I see that I haven’t gone through this section yet.
I have been interested in home automation for a while now, and I haven’t tested anything before Gladys. My server runs on a pi 3, I did the installation from the « ready-to-use » image ![]()
I now have all kinds of connected hardware, compatible or not with Gladys… We have become fond of voice commands from the Google Assistant at home, and it’s true that my dream would be to get rid of it so that everything is managed by voice, but locally.
I have a bridge and Philips lamps, I tested the integration via the bridge and it works perfectly.
I also have a Xiaomi vacuum cleaner, a Worx lawnmower, Reolink cameras, Iotty shutter switches, a Panasonic heat pump with a CZ-TACG1 module, a Bosch oven…
My dream would be to:
- remove the hue bridge (I would recover an electrical outlet and a bit of accessory consumption), but this remains subject to the implementation of an alternative voice solution,
- be able to control the shutters and the heat pump (which have really bad Android apps that work via the manufacturers’ clouds),
- control the cameras (not just view the images, which I already do today in Gladys): program changes in orientation depending on the time / brightness, navigate between « favorite » positions, trigger or stop a recording, manage motion detections…
- control the vacuum cleaner and the lawnmower (start/stop manually or on programming).
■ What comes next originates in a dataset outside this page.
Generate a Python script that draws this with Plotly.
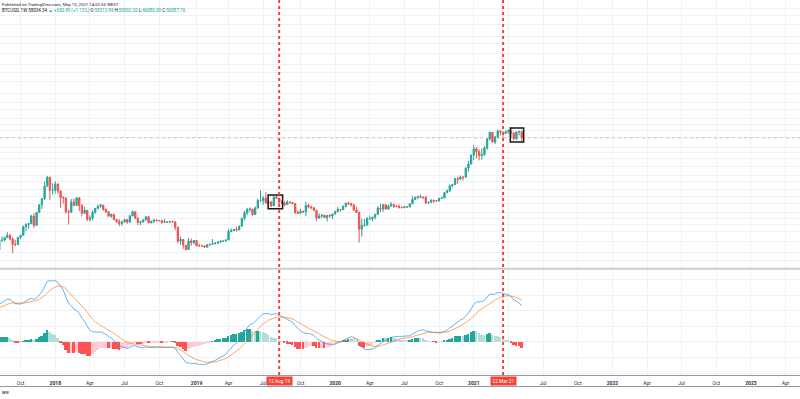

In short, all this seems a bit complicated given the heterogeneous nature of the park, and above all the functioning of certain devices, not necessarily very open.
I saw that work exists on certain families of devices:
For Panasonic heat pumps/air conditioners:
GitHub - heishamon/HeishaMon: Panasonic Aquarea air-water H, J, K, L and M series MQTT gateway · GitHub
GitHub - lsochanowski/Aquarea2mqtt: Wrapper for Panasonic Aquarea Service Cloud to MQTT for a smart home integration like Home-Assistant (or for some machine learning) · GitHub
For Reolink cameras:
GitHub - berfenger/cam2mqtt: Control IP cameras through MQTT reliably. Supports ONVIF (motion) and HTTP (reolink) control APIs. · GitHub
and there are surely many others.
I tinker more than I develop, so I don’t think I can contribute much on that side, on the other hand if there is a need for tests or other on the hardware I have, no problem.
By the way, a small question about the integration of new equipment models: in the absence of an open API and manufacturer documentation, what is the method? APK dissection?
To conclude, I have already said it in another topic but it can never be repeated enough: congratulations and thank you for all the work already accomplished.